Our best inner growth will come from our feet of clay. There is not one person who listened to this podcast who does not have skeletons in the cupboard, something they are ashamed about, things about themselves they want to hide from the world. It is these very elements that, when reflected upon with honesty and integrity, will provide our deepest and most profound, life lasting growth.
Sure this space will scare you but didn’t all the challenges of life that you have grown in scared you?
Pema Chodron, a Buddhist monk wrote a book called, “The Places That Scare You!” What she’s talking about in the book is going to those parts deep within yourself that you just don’t want to look at, you don’t like, and you don’t love. Stare them in the face. Embrace them. Walk with them. Learn from them.
In Universal Man we often speak about the five second choices to become our best self. Too many men will turn this ‘feet of clay’ topic into something too hard, something beyond them. Imagine this: You are hanging around with your mates and maybe having some real trouble at work or in a relationship. You don’t want to admit any form of weakness and your ego is whispering in your ear, “You are the only one with these problems!”, “If I say anything my mates will think less of me!”
What crap! So when we, from a space of integrity and humility say, “Lads, I need some advice with this thing at work …..” or if they are really close mates, “Fellas, I’m really struggling with a relationship at the moment!” our mates will respond, will admire us and that space will often open up and invite them to share their challenges as well.

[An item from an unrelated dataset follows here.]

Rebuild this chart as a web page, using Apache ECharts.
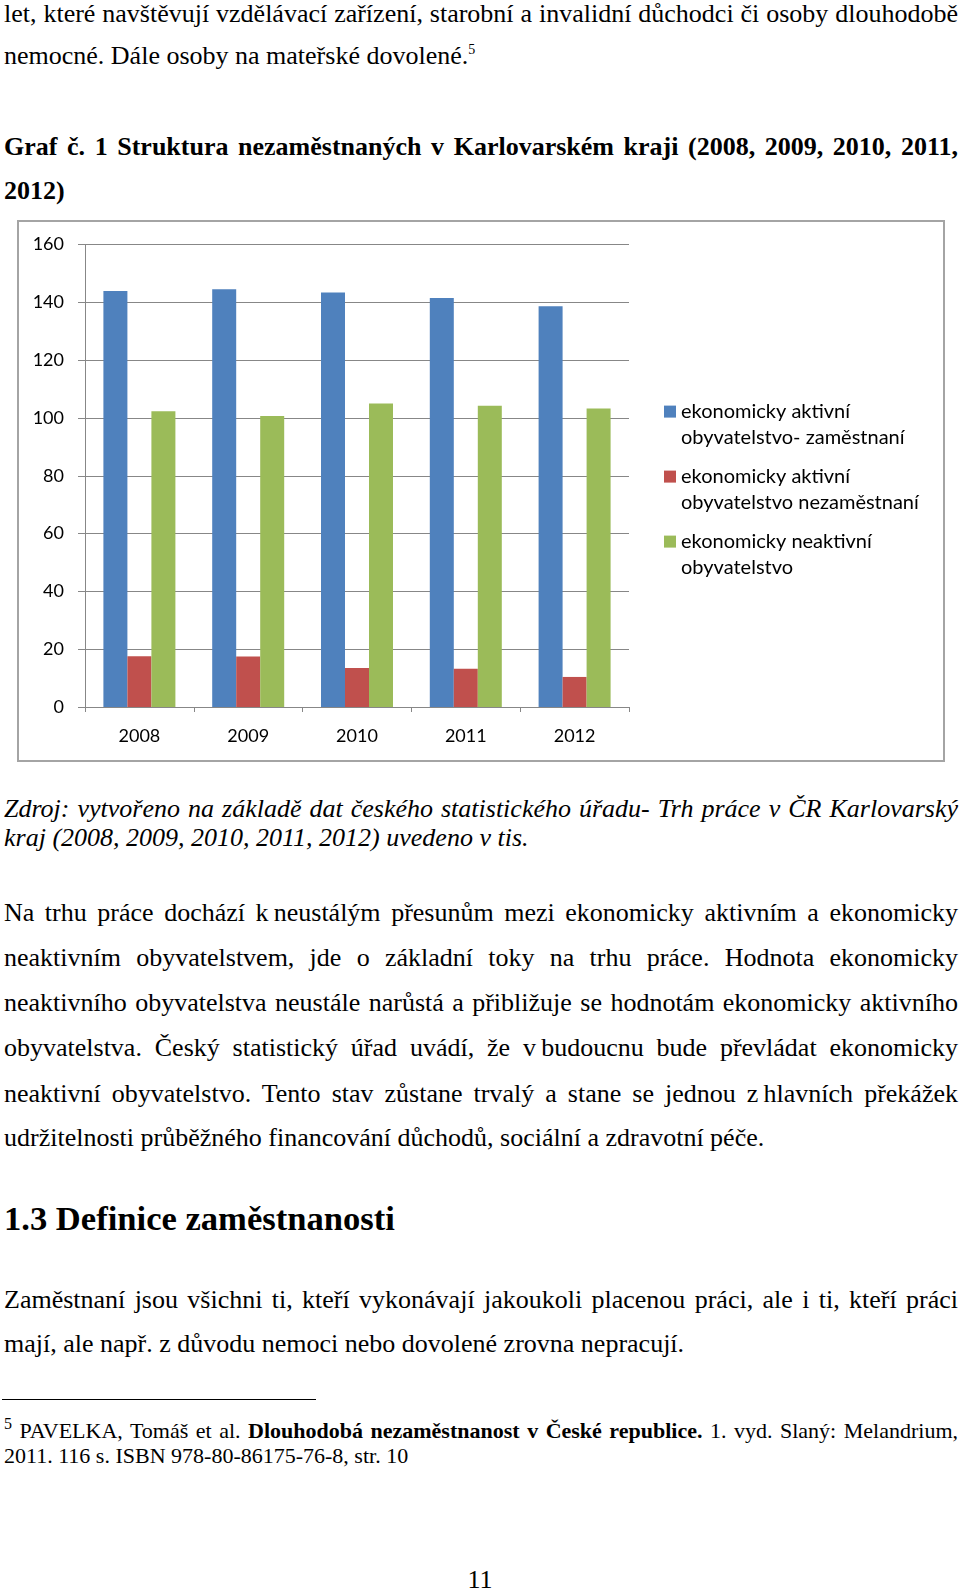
<!DOCTYPE html>
<html>
<head>
<meta charset="utf-8">
<script src="https://cdn.jsdelivr.net/npm/echarts@6/dist/echarts.min.js"></script>
<style>
  html, body { margin: 0; padding: 0; background: #fff; }
  body { width: 960px; height: 1590px; position: relative; overflow: hidden;
         font-family: 'Liberation Serif', 'Times New Roman', serif; color: #000; }
  .ln { position: absolute; left: 4px; width: 954px; font-size: 26px; line-height: 30px; height: 30px; white-space: normal; }
  .j { text-align: justify; text-align-last: justify; }
  .b { font-weight: bold; }
  .i { font-style: italic; }
  sup { font-size: 14px; vertical-align: 10px; line-height: 0; }
  .fn sup { font-size: 16px; vertical-align: 9px; }
  #chart { position: absolute; left: 17px; top: 220px; width: 928px; height: 542px; }
  .fn { font-size: 22px; line-height: 26px; height: 26px; }
</style>
</head>
<body>
<div class="ln j" style="top:-1px">let, které navštěvují vzdělávací zařízení, starobní a invalidní důchodci či osoby dlouhodobě</div>
<div class="ln" style="top:41px">nemocné. Dále osoby na mateřské dovolené.<sup>5</sup></div>
<div class="ln j b" style="top:132px">Graf č. 1 Struktura nezaměstnaných v Karlovarském kraji (2008, 2009, 2010, 2011,</div>
<div class="ln b" style="top:176px">2012)</div>

<div id="chart"></div>

<div class="ln j i" style="top:794px">Zdroj: vytvořeno na základě dat českého statistického úřadu- Trh práce v ČR Karlovarský</div>
<div class="ln i" style="top:823px">kraj (2008, 2009, 2010, 2011, 2012) uvedeno v tis.</div>

<div class="ln j" style="top:898px">Na trhu práce dochází k&#8201;neustálým přesunům mezi ekonomicky aktivním a ekonomicky</div>
<div class="ln j" style="top:943px">neaktivním obyvatelstvem, jde o základní toky na trhu práce. Hodnota ekonomicky</div>
<div class="ln j" style="top:988px">neaktivního obyvatelstva neustále narůstá a přibližuje se hodnotám ekonomicky aktivního</div>
<div class="ln j" style="top:1033px">obyvatelstva. Český statistický úřad uvádí, že v&#8201;budoucnu bude převládat ekonomicky</div>
<div class="ln j" style="top:1079px">neaktivní obyvatelstvo. Tento stav zůstane trvalý a stane se jednou z&#8201;hlavních překážek</div>
<div class="ln" style="top:1123px">udržitelnosti průběžného financování důchodů, sociální a zdravotní péče.</div>

<div class="ln b" style="top:1198px; font-size:34.6px; line-height:40px; height:40px;">1.3 Definice zaměstnanosti</div>

<div class="ln j" style="top:1285px">Zaměstnaní jsou všichni ti, kteří vykonávají jakoukoli placenou práci, ale i ti, kteří práci</div>
<div class="ln" style="top:1329px">mají, ale např. z důvodu nemoci nebo dovolené zrovna nepracují.</div>

<div style="position:absolute; left:2px; top:1399px; width:314px; height:1px; background:#000;"></div>
<div class="ln j fn" style="top:1418px"><sup>5</sup> PAVELKA, Tomáš et al. <b>Dlouhodobá nezaměstnanost v České republice.</b> 1. vyd. Slaný: Melandrium,</div>
<div class="ln fn" style="top:1443px">2011. 116 s. ISBN 978-80-86175-76-8, str. 10</div>

<div class="ln" style="top:1565px; left:0; width:960px; text-align:center;">11</div>

<script>
// ---- data ----
const years = ['2008', '2009', '2010', '2011', '2012'];
const employed = [143.9, 144.5, 143.4, 141.5, 138.6];
const unemployed = [17.6, 17.5, 13.5, 13.2, 10.4];
const inactive = [102.3, 100.7, 105.0, 104.2, 103.3];
const seriesNames = [
  'ekonomicky aktivní obyvatelstvo- zaměstnaní',
  'ekonomicky aktivní obyvatelstvo nezaměstnaní',
  'ekonomicky neaktivní obyvatelstvo'
];
const legendLines = {
  'ekonomicky aktivní obyvatelstvo- zaměstnaní': ['ekonomicky aktivní', 'obyvatelstvo- zaměstnaní'],
  'ekonomicky aktivní obyvatelstvo nezaměstnaní': ['ekonomicky aktivní', 'obyvatelstvo nezaměstnaní'],
  'ekonomicky neaktivní obyvatelstvo': ['ekonomicky neaktivní', 'obyvatelstvo']
};
const yMin = 0, yMax = 160, yStep = 20;
const colors = ['#4F81BD', '#C0504D', '#9BBB59'];

const chart = echarts.init(document.getElementById('chart'), null, { renderer: 'canvas' });
const font = 'Lato, "Open Sans", sans-serif';
const gridColor = '#878787';

chart.setOption({
  animation: false,
  color: colors,
  graphic: [{
    type: 'rect',
    shape: { x: 1, y: 1, width: 926, height: 540 },
    style: { fill: 'none', stroke: '#a4a4a4', lineWidth: 2 },
    silent: true
  }],
  grid: { left: 68, right: 316, top: 24.5, bottom: 55, containLabel: false, outerBoundsMode: 'none' },
  legend: {
    orient: 'vertical',
    left: 647,
    top: 152.6,
    padding: 0,
    itemWidth: 12,
    itemHeight: 12,
    itemGap: -13,
    icon: 'rect',
    data: seriesNames,
    // leading empty line keeps the first text line level with the marker
    formatter: n => '\n' + legendLines[n].join('\n'),
    textStyle: { fontFamily: font, fontSize: 20, lineHeight: 26, color: '#000' }
  },
  xAxis: {
    type: 'category',
    data: years,
    axisLine: { lineStyle: { color: gridColor, width: 1 } },
    axisTick: { show: true, length: 5, lineStyle: { color: gridColor } },
    axisLabel: { fontFamily: font, fontSize: 18, color: '#000', margin: 20 },
    splitLine: { show: false }
  },
  yAxis: {
    type: 'value',
    min: yMin, max: yMax, interval: yStep,
    axisLine: { show: true, lineStyle: { color: gridColor, width: 1 } },
    axisTick: { show: true, length: 7, lineStyle: { color: gridColor } },
    axisLabel: { fontFamily: font, fontSize: 18, color: '#000', margin: 21 },
    splitLine: { show: true, lineStyle: { color: gridColor, width: 1 } }
  },
  series: [
    { name: seriesNames[0], type: 'bar', data: employed, barWidth: 24, barGap: '0%' },
    { name: seriesNames[1], type: 'bar', data: unemployed, barWidth: 24, barGap: '0%' },
    { name: seriesNames[2], type: 'bar', data: inactive, barWidth: 24, barGap: '0%' }
  ]
});
</script>
</body>
</html>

The special thing about having feet of clay – and more importantly recognising it and integrating it into your outlook on life as a starting point for growth is that it liberates you internally. Within ourselves just knowing we don’t have to be perfect is liberating. Experiencing growth from fragility and vulnerability is liberating. Encountering your shared vulnerability with those close to you is liberating. Self-acceptance and celebrating who you are in your totality – is profoundly liberating! Yes, there is a crack in everything and, yes, that’s where the light gets in!